「円朝の女」 松井今朝子著 文藝春秋社 (10/04/30読了)
松井今朝子作品としては、イマイチでした。落語の三遊派宗家と言われる、歴史に残る落語の大名人・三遊亭円朝を描いた作品。円朝の付き人・円八が、妻、愛人、娘など円朝をめぐる女性について語ることで、円朝の人となりを浮き上がらせていく。
イマイチの理由のその①は、直木賞受賞作の「吉原手引草」と手法が似ているということ。しかも、直木賞の後に、オール読売で連載が始まっているのです。もしかして、編集者が二匹目のドジョウを狙いにいったのでしょうか…。「吉原手引草」は斬新な印象だったけれども、同じ手を短いスパンで続けて2回使うと、ちょっとがっかりです。

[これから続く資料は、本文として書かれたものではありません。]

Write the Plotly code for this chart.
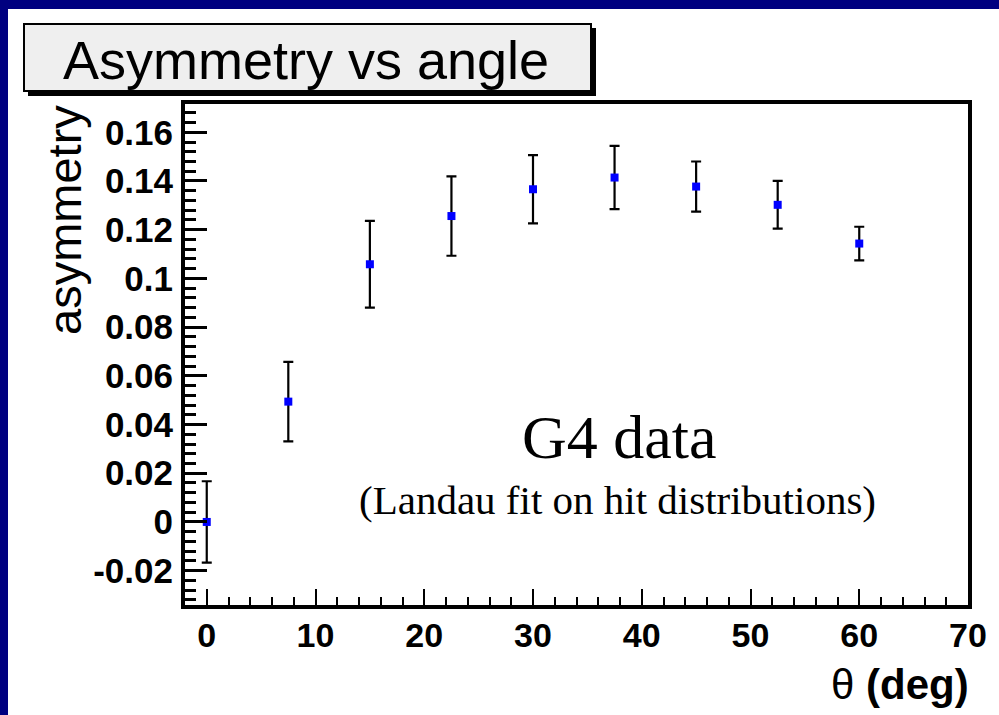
import plotly.graph_objects as go

# ---- data ----
theta_deg = [0, 7.5, 15, 22.5, 30, 37.5, 45, 52.5, 60]
asymmetry = [0.0, 0.0494, 0.1058, 0.1256, 0.1366, 0.1414, 0.1377, 0.1302, 0.1143]
asym_err = [0.0167, 0.0163, 0.0178, 0.0163, 0.0140, 0.0130, 0.0103, 0.0098, 0.0069]

y_tick_vals = [-0.02, 0, 0.02, 0.04, 0.06, 0.08, 0.10, 0.12, 0.14, 0.16]
y_tick_text = ["-0.02", "0", "0.02", "0.04", "0.06", "0.08", "0.1", "0.12", "0.14", "0.16"]
x_tick_vals = [0, 10, 20, 30, 40, 50, 60, 70]
x_tick_text = ["0", "10", "20", "30", "40", "50", "60", "70"]

title_text = "Asymmetry vs angle"
x_title = "θ <b>(deg)</b>"
y_title = "asymmetry"
note_big = "G4 data"
note_small = "(Landau fit on hit distributions)"

# ---- layout geometry (pixels) ----
W, H = 999, 715
L, R, T, B = 185, 968, 104, 605


def px(x):
    return (x - L) / (R - L)


def py(y):
    return (B - y) / (B - T)


SANS = "Liberation Sans, Arial, Helvetica, sans-serif"
SERIF = "Liberation Serif, Times New Roman, serif"
NAVY = "#000080"

fig = go.Figure()
fig.add_trace(go.Scatter(
    x=theta_deg, y=asymmetry, mode="markers",
    marker=dict(symbol="square", size=8, color="#0000ff", line=dict(width=0)),
    error_y=dict(type="data", array=asym_err, visible=True,
                 color="black", thickness=2.2, width=5),
    showlegend=False,
))

fig.update_layout(
    width=W, height=H,
    margin=dict(l=L, r=W - R, t=T, b=H - B, pad=0),
    paper_bgcolor="white",
    plot_bgcolor="white",
    showlegend=False,
)

fig.update_xaxes(
    range=[-2, 70], showgrid=False, zeroline=False,
    showline=True, linecolor="black", linewidth=4, mirror=True,
    ticks="inside", ticklen=16, tickwidth=2, tickcolor="black",
    tickvals=x_tick_vals, ticktext=x_tick_text,
    tickfont=dict(family=SANS, size=34, color="black", weight="bold"),
    ticklabelstandoff=-3,
    minor=dict(ticks="inside", dtick=2, tick0=0, ticklen=8, tickwidth=2,
               tickcolor="black", showgrid=False),
)
fig.update_yaxes(
    range=[-0.0341, 0.1716], showgrid=False, zeroline=False,
    showline=True, linecolor="black", linewidth=4, mirror=True,
    ticks="inside", ticklen=22, tickwidth=3, tickcolor="black",
    tickvals=y_tick_vals, ticktext=y_tick_text,
    tickfont=dict(family=SANS, size=35, color="black", weight="bold"),
    ticklabelstandoff=1,
    minor=dict(ticks="inside", dtick=0.004, tick0=0, ticklen=11, tickwidth=2.5,
               tickcolor="black", showgrid=False),
)

shapes = [
    # navy frame strips: left and top only
    dict(type="rect", xref="paper", yref="paper", layer="above",
         x0=px(-5), x1=px(8), y0=py(725), y1=py(-5),
         fillcolor=NAVY, line=dict(width=0)),
    dict(type="rect", xref="paper", yref="paper", layer="above",
         x0=px(-5), x1=px(1010), y0=py(9), y1=py(-5),
         fillcolor=NAVY, line=dict(width=0)),
    # title box shadow
    dict(type="rect", xref="paper", yref="paper", layer="above",
         x0=px(28), x1=px(596), y0=py(96), y1=py(28),
         fillcolor="black", line=dict(width=0)),
    # title box
    dict(type="rect", xref="paper", yref="paper", layer="above",
         x0=px(24), x1=px(591), y0=py(91), y1=py(24),
         fillcolor="#efefef", line=dict(color="black", width=2)),
]
fig.update_layout(shapes=shapes)

annotations = [
    dict(text=title_text, xref="paper", yref="paper", x=px(306), y=py(60),
         xanchor="center", yanchor="middle", showarrow=False,
         font=dict(family=SANS, size=54, color="black")),
    dict(text=y_title, xref="paper", yref="paper", x=px(64), y=py(220),
         xanchor="center", yanchor="middle", showarrow=False, textangle=-90,
         font=dict(family=SANS, size=47, color="black")),
    dict(text=x_title, xref="paper", yref="paper", x=px(971), y=py(684),
         xanchor="right", yanchor="middle", showarrow=False,
         font=dict(family=SANS, size=42, color="black")),
    dict(text=note_big, xref="paper", yref="paper", x=px(619), y=py(437),
         xanchor="center", yanchor="middle", showarrow=False,
         font=dict(family=SERIF, size=62, color="black")),
    dict(text=note_small, xref="paper", yref="paper", x=px(617), y=py(500),
         xanchor="center", yanchor="middle", showarrow=False,
         font=dict(family=SERIF, size=41, color="black")),
]
fig.update_layout(annotations=annotations)

fig.write_html("out.html")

イマイチの理由のその②は、円朝というあまりにも有名な人物を取り上げながら、円朝の功績についてほとんど触れられていないこと。冒頭の方で「文七元結」「芝浜」など数々の名作を残しているとは書かれていましたが… それだけでした。
せっかく、円朝という大名跡を取り上げるのであれば、なんで円朝は数々の新作を残せたのか、創作の原動力はなんだったのか-そこを語ってほしかったです。これだと、なぜ、わざわざ円朝を取り上げたのか、今一つはっきりしない作品でした。
おりおんさんの仰るとおり、円朝の業績についてはほとんど触れられず、存在そのものが薄いですねえ…。女たちとの愛憎をテーマにしたのは面白い話もありましたが、最後は急に「戦争反対」みたいな、芸人世界から離れた話になっちゃったのが残念です。